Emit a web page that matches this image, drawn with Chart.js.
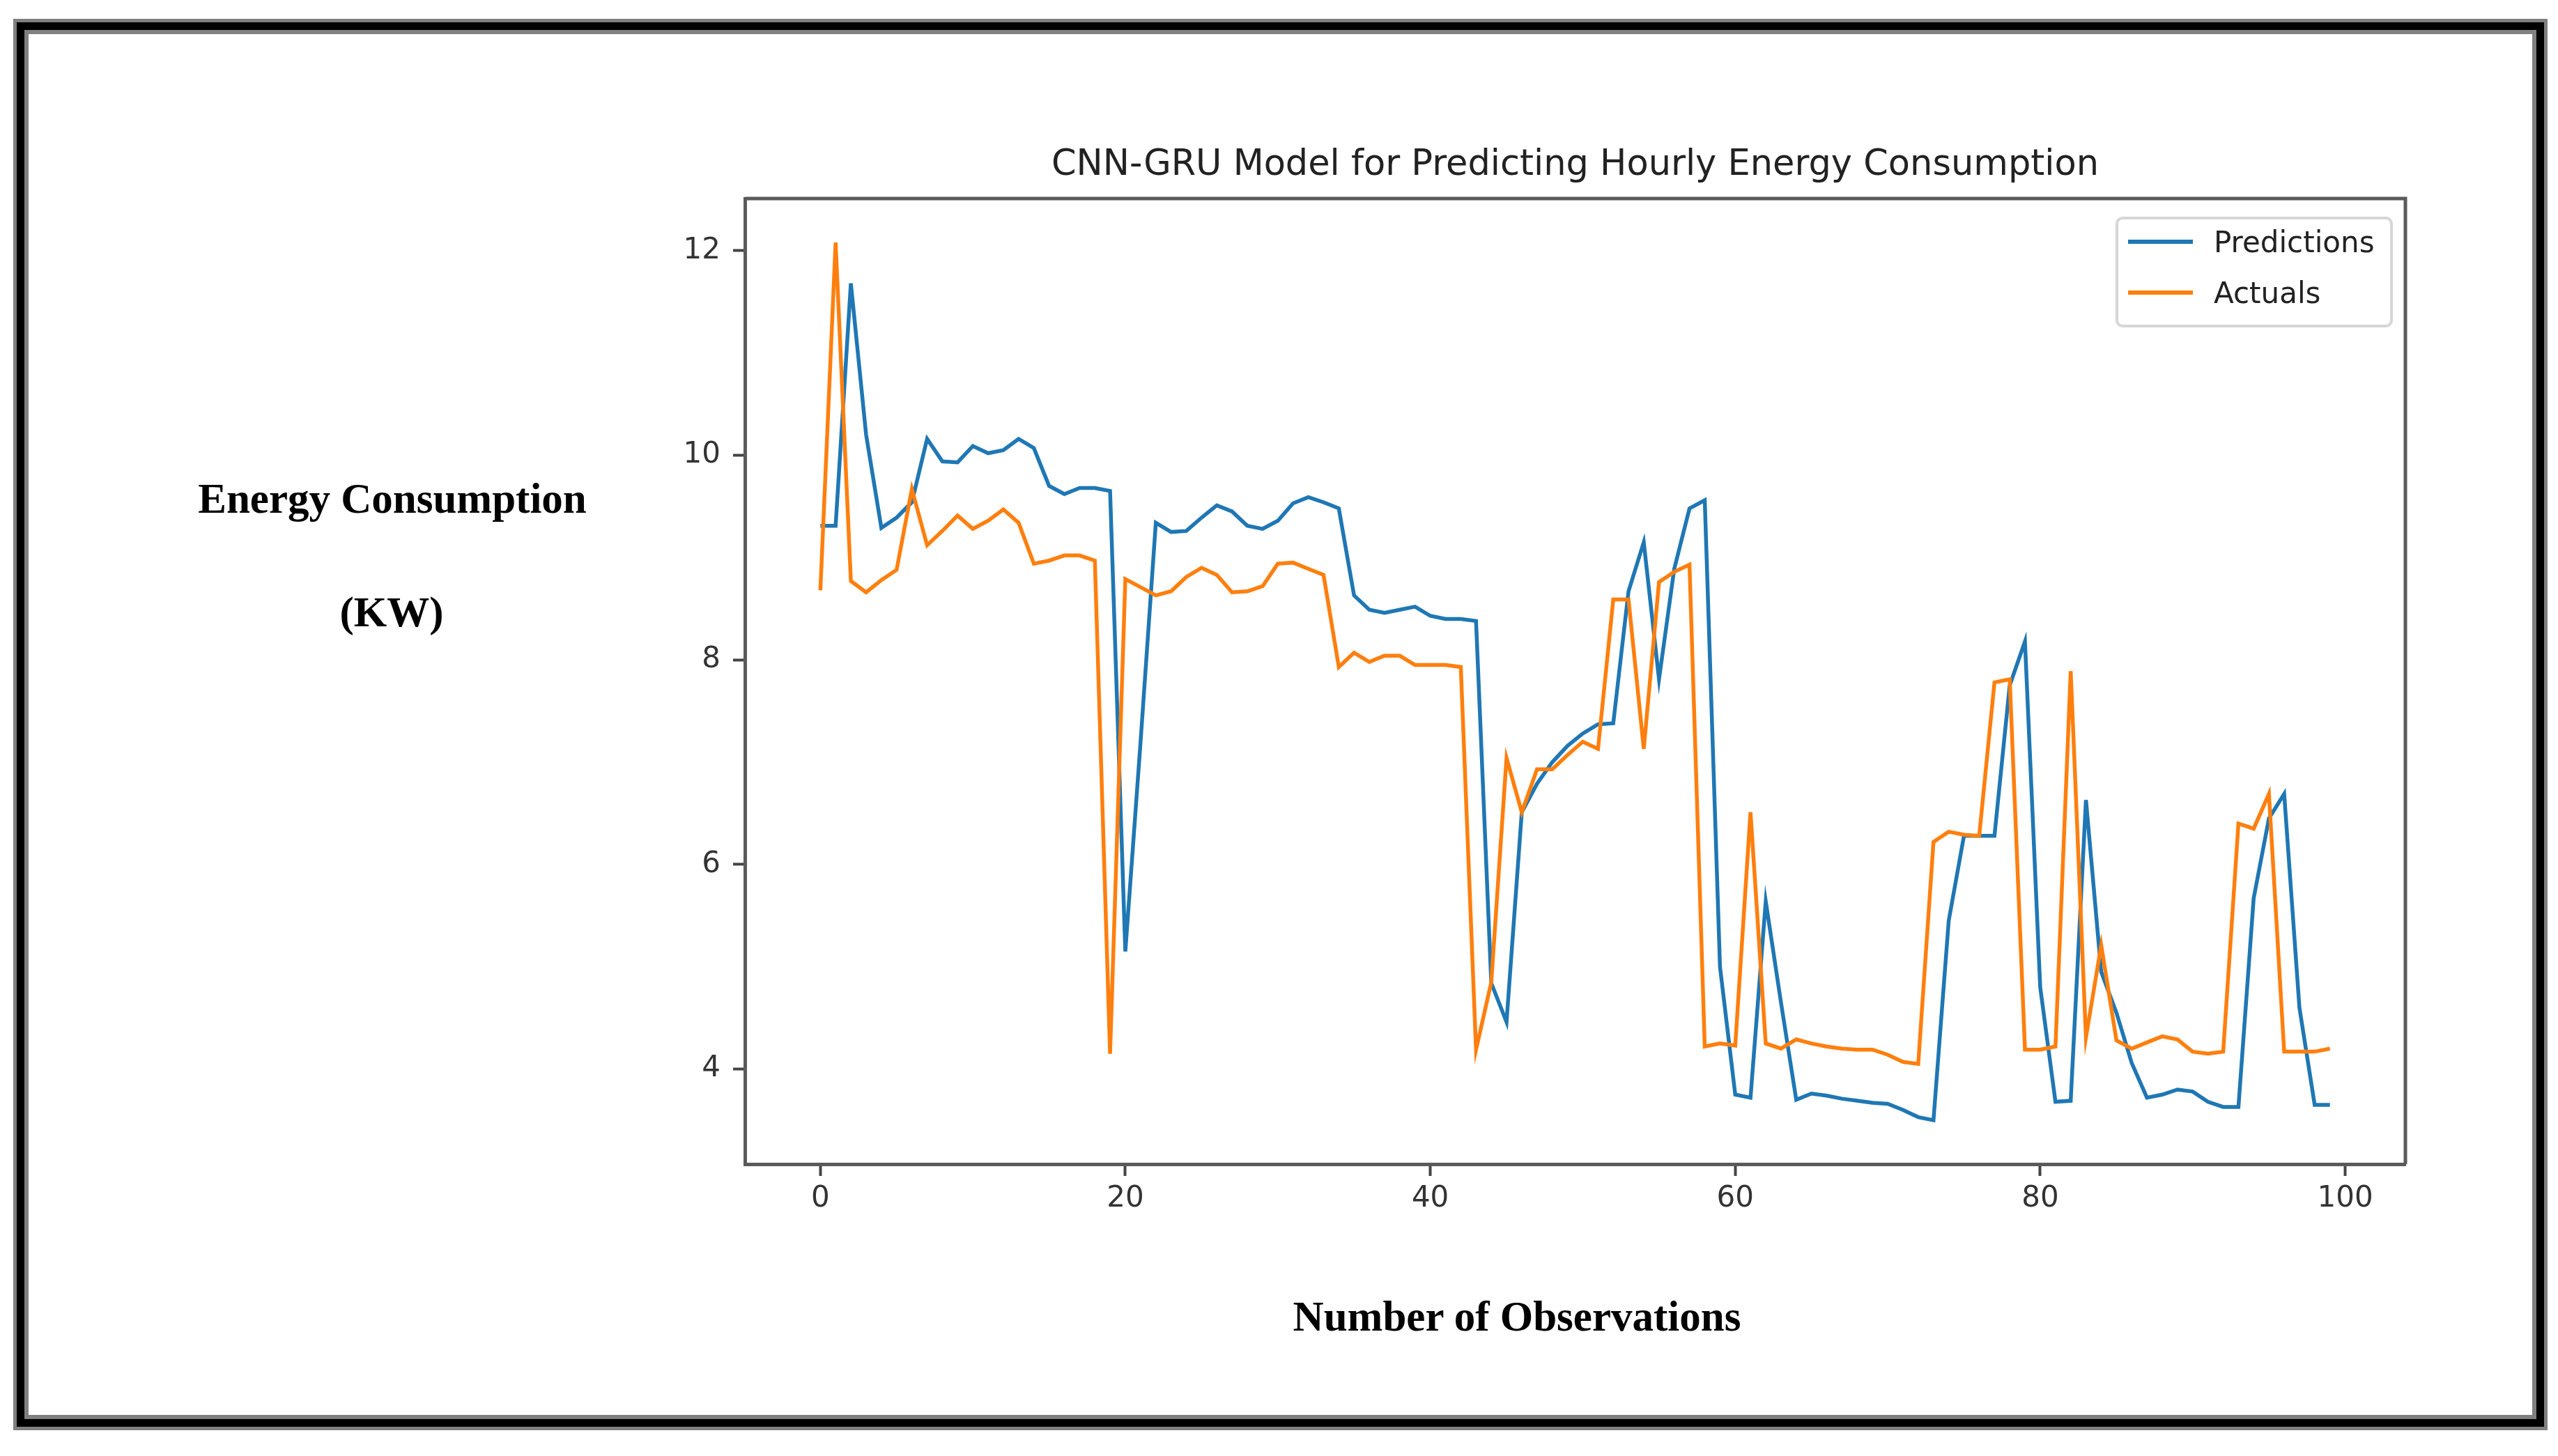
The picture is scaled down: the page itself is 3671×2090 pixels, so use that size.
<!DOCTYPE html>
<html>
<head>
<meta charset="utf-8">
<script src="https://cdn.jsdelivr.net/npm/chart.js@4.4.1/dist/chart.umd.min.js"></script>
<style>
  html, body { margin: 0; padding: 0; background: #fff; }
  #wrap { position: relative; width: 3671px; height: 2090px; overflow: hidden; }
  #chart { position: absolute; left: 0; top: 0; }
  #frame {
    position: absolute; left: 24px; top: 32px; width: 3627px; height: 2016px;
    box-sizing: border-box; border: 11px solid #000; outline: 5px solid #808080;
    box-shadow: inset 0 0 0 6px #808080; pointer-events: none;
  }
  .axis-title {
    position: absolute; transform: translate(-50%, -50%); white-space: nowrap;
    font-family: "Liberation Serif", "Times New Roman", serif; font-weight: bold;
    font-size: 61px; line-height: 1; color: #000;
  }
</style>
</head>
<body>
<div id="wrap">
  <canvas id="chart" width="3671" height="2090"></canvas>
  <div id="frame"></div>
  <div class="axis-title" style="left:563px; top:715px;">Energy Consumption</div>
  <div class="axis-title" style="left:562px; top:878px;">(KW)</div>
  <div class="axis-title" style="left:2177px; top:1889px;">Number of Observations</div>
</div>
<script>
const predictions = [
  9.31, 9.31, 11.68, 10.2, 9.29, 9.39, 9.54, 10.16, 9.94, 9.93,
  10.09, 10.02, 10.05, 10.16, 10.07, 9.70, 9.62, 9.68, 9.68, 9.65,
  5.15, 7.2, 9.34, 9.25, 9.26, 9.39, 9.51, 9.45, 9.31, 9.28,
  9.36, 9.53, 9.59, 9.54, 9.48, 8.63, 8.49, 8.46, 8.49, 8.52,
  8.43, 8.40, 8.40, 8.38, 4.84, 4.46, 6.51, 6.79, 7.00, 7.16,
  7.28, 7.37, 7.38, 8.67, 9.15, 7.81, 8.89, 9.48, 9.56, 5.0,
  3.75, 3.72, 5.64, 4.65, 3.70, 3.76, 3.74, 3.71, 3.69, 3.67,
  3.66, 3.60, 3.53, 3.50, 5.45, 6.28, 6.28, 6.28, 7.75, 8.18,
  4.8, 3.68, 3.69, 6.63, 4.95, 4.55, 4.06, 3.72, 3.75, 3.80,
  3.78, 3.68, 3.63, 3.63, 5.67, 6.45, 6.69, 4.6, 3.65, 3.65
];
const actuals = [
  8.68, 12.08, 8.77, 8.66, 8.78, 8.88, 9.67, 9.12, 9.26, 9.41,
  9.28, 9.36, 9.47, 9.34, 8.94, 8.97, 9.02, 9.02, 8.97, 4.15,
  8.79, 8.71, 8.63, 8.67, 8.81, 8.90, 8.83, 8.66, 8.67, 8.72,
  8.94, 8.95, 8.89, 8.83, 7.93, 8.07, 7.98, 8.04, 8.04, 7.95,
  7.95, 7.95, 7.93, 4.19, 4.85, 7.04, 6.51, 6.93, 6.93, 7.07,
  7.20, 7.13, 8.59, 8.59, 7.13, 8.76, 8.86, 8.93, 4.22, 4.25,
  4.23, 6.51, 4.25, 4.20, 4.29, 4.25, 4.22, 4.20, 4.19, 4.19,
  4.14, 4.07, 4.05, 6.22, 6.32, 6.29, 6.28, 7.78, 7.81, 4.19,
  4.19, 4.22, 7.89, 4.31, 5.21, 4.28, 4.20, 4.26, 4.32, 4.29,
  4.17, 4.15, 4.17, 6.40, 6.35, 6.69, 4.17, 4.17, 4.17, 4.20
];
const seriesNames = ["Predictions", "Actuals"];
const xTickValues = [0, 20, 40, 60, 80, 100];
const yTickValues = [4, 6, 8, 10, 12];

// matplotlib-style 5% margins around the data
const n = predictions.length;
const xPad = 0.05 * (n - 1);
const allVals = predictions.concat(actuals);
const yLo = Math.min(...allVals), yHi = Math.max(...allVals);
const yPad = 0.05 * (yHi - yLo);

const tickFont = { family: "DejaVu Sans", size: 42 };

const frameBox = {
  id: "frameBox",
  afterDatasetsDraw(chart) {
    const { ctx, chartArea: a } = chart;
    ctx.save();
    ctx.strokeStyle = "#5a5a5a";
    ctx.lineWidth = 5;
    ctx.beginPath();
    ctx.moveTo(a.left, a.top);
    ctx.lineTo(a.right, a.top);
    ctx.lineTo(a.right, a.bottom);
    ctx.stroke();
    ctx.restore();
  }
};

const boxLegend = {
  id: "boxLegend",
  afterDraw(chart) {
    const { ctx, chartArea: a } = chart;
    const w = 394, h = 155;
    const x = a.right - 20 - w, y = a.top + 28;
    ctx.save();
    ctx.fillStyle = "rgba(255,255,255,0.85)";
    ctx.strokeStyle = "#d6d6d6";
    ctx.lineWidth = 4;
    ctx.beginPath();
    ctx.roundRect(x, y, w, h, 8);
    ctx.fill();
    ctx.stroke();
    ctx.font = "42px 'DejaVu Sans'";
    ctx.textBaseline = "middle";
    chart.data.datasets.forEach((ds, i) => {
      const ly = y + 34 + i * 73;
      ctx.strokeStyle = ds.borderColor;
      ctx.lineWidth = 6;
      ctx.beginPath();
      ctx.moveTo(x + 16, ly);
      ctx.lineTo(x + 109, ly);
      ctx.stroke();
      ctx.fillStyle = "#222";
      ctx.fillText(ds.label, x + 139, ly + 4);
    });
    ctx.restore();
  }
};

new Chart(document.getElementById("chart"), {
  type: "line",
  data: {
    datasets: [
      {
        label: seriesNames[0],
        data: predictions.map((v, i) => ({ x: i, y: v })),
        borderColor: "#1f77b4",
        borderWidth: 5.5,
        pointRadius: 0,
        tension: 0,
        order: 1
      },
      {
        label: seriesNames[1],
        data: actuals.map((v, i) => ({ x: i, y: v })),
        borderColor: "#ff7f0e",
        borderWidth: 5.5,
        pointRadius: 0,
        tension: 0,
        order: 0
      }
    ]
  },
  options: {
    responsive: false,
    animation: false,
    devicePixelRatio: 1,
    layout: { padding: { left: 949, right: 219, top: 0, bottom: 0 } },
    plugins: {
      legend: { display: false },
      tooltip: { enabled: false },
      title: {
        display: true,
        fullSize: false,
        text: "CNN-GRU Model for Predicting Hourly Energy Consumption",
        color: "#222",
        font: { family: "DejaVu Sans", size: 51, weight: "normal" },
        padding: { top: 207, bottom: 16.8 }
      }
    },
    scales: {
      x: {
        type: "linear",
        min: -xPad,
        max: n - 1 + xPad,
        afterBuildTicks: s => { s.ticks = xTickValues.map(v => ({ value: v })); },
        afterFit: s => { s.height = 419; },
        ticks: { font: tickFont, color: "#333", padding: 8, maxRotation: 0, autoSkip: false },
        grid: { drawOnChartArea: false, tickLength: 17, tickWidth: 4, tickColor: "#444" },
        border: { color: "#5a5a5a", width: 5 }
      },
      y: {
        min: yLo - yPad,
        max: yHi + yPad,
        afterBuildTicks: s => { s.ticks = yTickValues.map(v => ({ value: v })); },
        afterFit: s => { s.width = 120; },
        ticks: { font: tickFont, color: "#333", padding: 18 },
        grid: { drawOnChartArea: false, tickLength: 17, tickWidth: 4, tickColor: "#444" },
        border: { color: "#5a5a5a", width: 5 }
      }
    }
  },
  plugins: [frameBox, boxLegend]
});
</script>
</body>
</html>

───

Reproduce the material word for word. Any pictures should be left out of the copy.

Full answer:
Emit a web page that matches this image, drawn with Chart.js.
The picture is scaled down: the page itself is 3671×2090 pixels, so use that size.
<!DOCTYPE html>
<html>
<head>
<meta charset="utf-8">
<script src="https://cdn.jsdelivr.net/npm/chart.js@4.4.1/dist/chart.umd.min.js"></script>
<style>
  html, body { margin: 0; padding: 0; background: #fff; }
  #wrap { position: relative; width: 3671px; height: 2090px; overflow: hidden; }
  #chart { position: absolute; left: 0; top: 0; }
  #frame {
    position: absolute; left: 24px; top: 32px; width: 3627px; height: 2016px;
    box-sizing: border-box; border: 11px solid #000; outline: 5px solid #808080;
    box-shadow: inset 0 0 0 6px #808080; pointer-events: none;
  }
  .axis-title {
    position: absolute; transform: translate(-50%, -50%); white-space: nowrap;
    font-family: "Liberation Serif", "Times New Roman", serif; font-weight: bold;
    font-size: 61px; line-height: 1; color: #000;
  }
</style>
</head>
<body>
<div id="wrap">
  <canvas id="chart" width="3671" height="2090"></canvas>
  <div id="frame"></div>
  <div class="axis-title" style="left:563px; top:715px;">Energy Consumption</div>
  <div class="axis-title" style="left:562px; top:878px;">(KW)</div>
  <div class="axis-title" style="left:2177px; top:1889px;">Number of Observations</div>
</div>
<script>
const predictions = [
  9.31, 9.31, 11.68, 10.2, 9.29, 9.39, 9.54, 10.16, 9.94, 9.93,
  10.09, 10.02, 10.05, 10.16, 10.07, 9.70, 9.62, 9.68, 9.68, 9.65,
  5.15, 7.2, 9.34, 9.25, 9.26, 9.39, 9.51, 9.45, 9.31, 9.28,
  9.36, 9.53, 9.59, 9.54, 9.48, 8.63, 8.49, 8.46, 8.49, 8.52,
  8.43, 8.40, 8.40, 8.38, 4.84, 4.46, 6.51, 6.79, 7.00, 7.16,
  7.28, 7.37, 7.38, 8.67, 9.15, 7.81, 8.89, 9.48, 9.56, 5.0,
  3.75, 3.72, 5.64, 4.65, 3.70, 3.76, 3.74, 3.71, 3.69, 3.67,
  3.66, 3.60, 3.53, 3.50, 5.45, 6.28, 6.28, 6.28, 7.75, 8.18,
  4.8, 3.68, 3.69, 6.63, 4.95, 4.55, 4.06, 3.72, 3.75, 3.80,
  3.78, 3.68, 3.63, 3.63, 5.67, 6.45, 6.69, 4.6, 3.65, 3.65
];
const actuals = [
  8.68, 12.08, 8.77, 8.66, 8.78, 8.88, 9.67, 9.12, 9.26, 9.41,
  9.28, 9.36, 9.47, 9.34, 8.94, 8.97, 9.02, 9.02, 8.97, 4.15,
  8.79, 8.71, 8.63, 8.67, 8.81, 8.90, 8.83, 8.66, 8.67, 8.72,
  8.94, 8.95, 8.89, 8.83, 7.93, 8.07, 7.98, 8.04, 8.04, 7.95,
  7.95, 7.95, 7.93, 4.19, 4.85, 7.04, 6.51, 6.93, 6.93, 7.07,
  7.20, 7.13, 8.59, 8.59, 7.13, 8.76, 8.86, 8.93, 4.22, 4.25,
  4.23, 6.51, 4.25, 4.20, 4.29, 4.25, 4.22, 4.20, 4.19, 4.19,
  4.14, 4.07, 4.05, 6.22, 6.32, 6.29, 6.28, 7.78, 7.81, 4.19,
  4.19, 4.22, 7.89, 4.31, 5.21, 4.28, 4.20, 4.26, 4.32, 4.29,
  4.17, 4.15, 4.17, 6.40, 6.35, 6.69, 4.17, 4.17, 4.17, 4.20
];
const seriesNames = ["Predictions", "Actuals"];
const xTickValues = [0, 20, 40, 60, 80, 100];
const yTickValues = [4, 6, 8, 10, 12];

// matplotlib-style 5% margins around the data
const n = predictions.length;
const xPad = 0.05 * (n - 1);
const allVals = predictions.concat(actuals);
const yLo = Math.min(...allVals), yHi = Math.max(...allVals);
const yPad = 0.05 * (yHi - yLo);

const tickFont = { family: "DejaVu Sans", size: 42 };

const frameBox = {
  id: "frameBox",
  afterDatasetsDraw(chart) {
    const { ctx, chartArea: a } = chart;
    ctx.save();
    ctx.strokeStyle = "#5a5a5a";
    ctx.lineWidth = 5;
    ctx.beginPath();
    ctx.moveTo(a.left, a.top);
    ctx.lineTo(a.right, a.top);
    ctx.lineTo(a.right, a.bottom);
    ctx.stroke();
    ctx.restore();
  }
};

const boxLegend = {
  id: "boxLegend",
  afterDraw(chart) {
    const { ctx, chartArea: a } = chart;
    const w = 394, h = 155;
    const x = a.right - 20 - w, y = a.top + 28;
    ctx.save();
    ctx.fillStyle = "rgba(255,255,255,0.85)";
    ctx.strokeStyle = "#d6d6d6";
    ctx.lineWidth = 4;
    ctx.beginPath();
    ctx.roundRect(x, y, w, h, 8);
    ctx.fill();
    ctx.stroke();
    ctx.font = "42px 'DejaVu Sans'";
    ctx.textBaseline = "middle";
    chart.data.datasets.forEach((ds, i) => {
      const ly = y + 34 + i * 73;
      ctx.strokeStyle = ds.borderColor;
      ctx.lineWidth = 6;
      ctx.beginPath();
      ctx.moveTo(x + 16, ly);
      ctx.lineTo(x + 109, ly);
      ctx.stroke();
      ctx.fillStyle = "#222";
      ctx.fillText(ds.label, x + 139, ly + 4);
    });
    ctx.restore();
  }
};

new Chart(document.getElementById("chart"), {
  type: "line",
  data: {
    datasets: [
      {
        label: seriesNames[0],
        data: predictions.map((v, i) => ({ x: i, y: v })),
        borderColor: "#1f77b4",
        borderWidth: 5.5,
        pointRadius: 0,
        tension: 0,
        order: 1
      },
      {
        label: seriesNames[1],
        data: actuals.map((v, i) => ({ x: i, y: v })),
        borderColor: "#ff7f0e",
        borderWidth: 5.5,
        pointRadius: 0,
        tension: 0,
        order: 0
      }
    ]
  },
  options: {
    responsive: false,
    animation: false,
    devicePixelRatio: 1,
    layout: { padding: { left: 949, right: 219, top: 0, bottom: 0 } },
    plugins: {
      legend: { display: false },
      tooltip: { enabled: false },
      title: {
        display: true,
        fullSize: false,
        text: "CNN-GRU Model for Predicting Hourly Energy Consumption",
        color: "#222",
        font: { family: "DejaVu Sans", size: 51, weight: "normal" },
        padding: { top: 207, bottom: 16.8 }
      }
    },
    scales: {
      x: {
        type: "linear",
        min: -xPad,
        max: n - 1 + xPad,
        afterBuildTicks: s => { s.ticks = xTickValues.map(v => ({ value: v })); },
        afterFit: s => { s.height = 419; },
        ticks: { font: tickFont, color: "#333", padding: 8, maxRotation: 0, autoSkip: false },
        grid: { drawOnChartArea: false, tickLength: 17, tickWidth: 4, tickColor: "#444" },
        border: { color: "#5a5a5a", width: 5 }
      },
      y: {
        min: yLo - yPad,
        max: yHi + yPad,
        afterBuildTicks: s => { s.ticks = yTickValues.map(v => ({ value: v })); },
        afterFit: s => { s.width = 120; },
        ticks: { font: tickFont, color: "#333", padding: 18 },
        grid: { drawOnChartArea: false, tickLength: 17, tickWidth: 4, tickColor: "#444" },
        border: { color: "#5a5a5a", width: 5 }
      }
    }
  },
  plugins: [frameBox, boxLegend]
});
</script>
</body>
</html>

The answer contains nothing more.